[START OF PROVIDED ENTRIES]
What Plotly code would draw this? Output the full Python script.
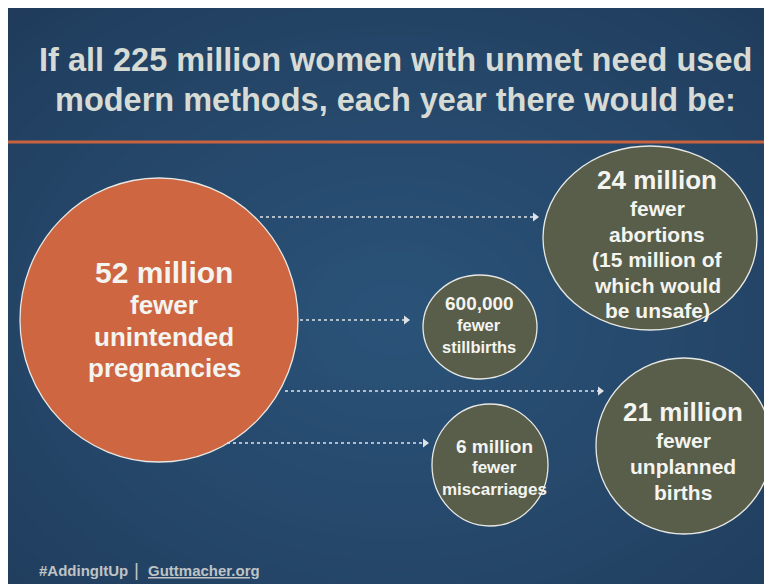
import plotly.graph_objects as go

W, H = 772, 584
OFF = 8  # page body margin; axis ranges chosen so data coords == page pixels

# ---- content ----
title_lines = ["If all 225 million women with unmet need used",
               "modern methods, each year there would be:"]
amounts = ["52 million", "24 million", "600,000", "6 million", "21 million"]
descriptions = [
    ["fewer", "unintended", "pregnancies"],
    ["fewer", "abortions", "(15 million of", "which would", "be unsafe)"],
    ["fewer", "stillbirths"],
    ["fewer", "miscarriages"],
    ["fewer", "unplanned", "births"],
]
footer_tag = "#AddingItUp"
footer_site = "Guttmacher.org"

# ---- layout / styling ----
circle_cx = [159, 650, 480, 490, 684]
circle_cy = [320, 238, 327, 465, 446]
circle_rx = [139, 107, 57, 58, 88]
circle_ry = [142, 92, 52, 61, 88]
circle_fill = ["#cd6641", "#585e4a", "#585e4a", "#585e4a", "#585e4a"]
amount_y = [272, 180, 303, 446, 412]
amount_size = [30, 26, 19, 19, 26]
desc_y = [[305, 337, 368], [208, 234, 259, 285, 310], [325, 347], [467, 489], [440, 466, 492]]
desc_size = [26, 21, 16.5, 17, 21]
text_x = [164, 657, 479, 494, 683]

arrow_y = [217, 320, 391, 443]
arrow_x0 = [260, 300, 285, 227]
arrow_x1 = [533, 404, 598, 423]

fig = go.Figure()
shapes = []

# slide background with radial-ish gradient (layered ellipses)
shapes.append(dict(type="rect", xref="x", yref="y", x0=0, x1=W + 20, y0=0, y1=H + 20,
                   fillcolor="#1f3a59", line=dict(width=0), layer="below"))
c_out = (31, 58, 89)
c_in = (42, 82, 120)
n = 40
for i in range(n):
    t = i / (n - 1)
    rx = 560 * (1 - t) + 20
    ry = 420 * (1 - t) + 15
    col = tuple(int(round(c_out[k] + (c_in[k] - c_out[k]) * (t ** 0.8))) for k in range(3))
    shapes.append(dict(type="circle", xref="x", yref="y",
                       x0=395 - rx, x1=395 + rx, y0=320 - ry, y1=320 + ry,
                       fillcolor="rgb(%d,%d,%d)" % col, line=dict(width=0), layer="below"))
# orange rule
shapes.append(dict(type="line", xref="x", yref="y", x0=0, x1=W + 20, y0=142, y1=142,
                   line=dict(color="#c9623f", width=3), layer="below"))

# circles
for i in range(len(amounts)):
    shapes.append(dict(type="circle", xref="x", yref="y",
                       x0=circle_cx[i] - circle_rx[i], x1=circle_cx[i] + circle_rx[i],
                       y0=circle_cy[i] - circle_ry[i], y1=circle_cy[i] + circle_ry[i],
                       fillcolor=circle_fill[i], line=dict(color="#e8e8e4", width=1.3),
                       layer="below"))

# arrows
for i in range(len(arrow_y)):
    fig.add_trace(go.Scatter(x=[arrow_x0[i], arrow_x1[i]], y=[arrow_y[i], arrow_y[i]],
                             mode="lines", line=dict(color="#dfe3e8", width=1.6, dash="dot"),
                             hoverinfo="skip", showlegend=False))
    fig.add_trace(go.Scatter(x=[arrow_x1[i] + 2], y=[arrow_y[i]], mode="markers",
                             marker=dict(symbol="triangle-right", size=8, color="#dfe3e8"),
                             hoverinfo="skip", showlegend=False))

annotations = []
# title
for j, line in enumerate(title_lines):
    annotations.append(dict(x=395, y=[60, 100][j], xref="x", yref="y", text="<b>%s</b>" % line,
                            showarrow=False, xanchor="center", yanchor="middle",
                            font=dict(family="Arial", size=32.5, color="#d7dbd6")))
# circle texts
for i in range(len(amounts)):
    annotations.append(dict(x=text_x[i], y=amount_y[i], xref="x", yref="y",
                            text="<b>%s</b>" % amounts[i], showarrow=False,
                            xanchor="center", yanchor="middle",
                            font=dict(family="Arial", size=amount_size[i], color="#f4f4f0")))
    for k, d in enumerate(descriptions[i]):
        annotations.append(dict(x=text_x[i], y=desc_y[i][k], xref="x", yref="y",
                                text="<b>%s</b>" % d, showarrow=False,
                                xanchor="center", yanchor="middle",
                                font=dict(family="Arial", size=desc_size[i], color="#f4f4f0")))
# footer
annotations.append(dict(x=37, y=570, xref="x", yref="y", text="<b>%s</b>" % footer_tag,
                        showarrow=False, xanchor="left", yanchor="middle",
                        font=dict(family="Arial", size=15, color="#bfc3c6")))
annotations.append(dict(x=136, y=569, xref="x", yref="y", text="|",
                        showarrow=False, xanchor="center", yanchor="middle",
                        font=dict(family="Arial", size=19, color="#bfc3c6")))
annotations.append(dict(x=146, y=570, xref="x", yref="y", text="<b><u>%s</u></b>" % footer_site,
                        showarrow=False, xanchor="left", yanchor="middle",
                        font=dict(family="Arial", size=15, color="#bfc3c6")))

fig.update_layout(
    width=W - OFF, height=H - OFF, margin=dict(l=0, r=0, t=0, b=0),
    paper_bgcolor="white", plot_bgcolor="white",
    xaxis=dict(range=[OFF, W], visible=False, fixedrange=True),
    yaxis=dict(range=[H, OFF], visible=False, fixedrange=True),
    shapes=shapes, annotations=annotations, showlegend=False,
)

fig.write_html("out.html")
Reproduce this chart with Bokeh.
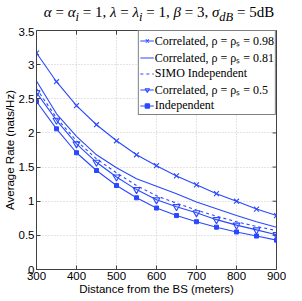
[END OF PROVIDED ENTRIES]
SET TASK
Starting at the first line of the entries, restate word for word everything through the line that holds "coords == page pixels", both ends included, but omit any pictures.

RESPONSE TO THE TASK
What Plotly code would draw this? Output the full Python script.
import plotly.graph_objects as go

W, H = 772, 584
OFF = 8  # page body margin; axis ranges chosen so data coords == page pixels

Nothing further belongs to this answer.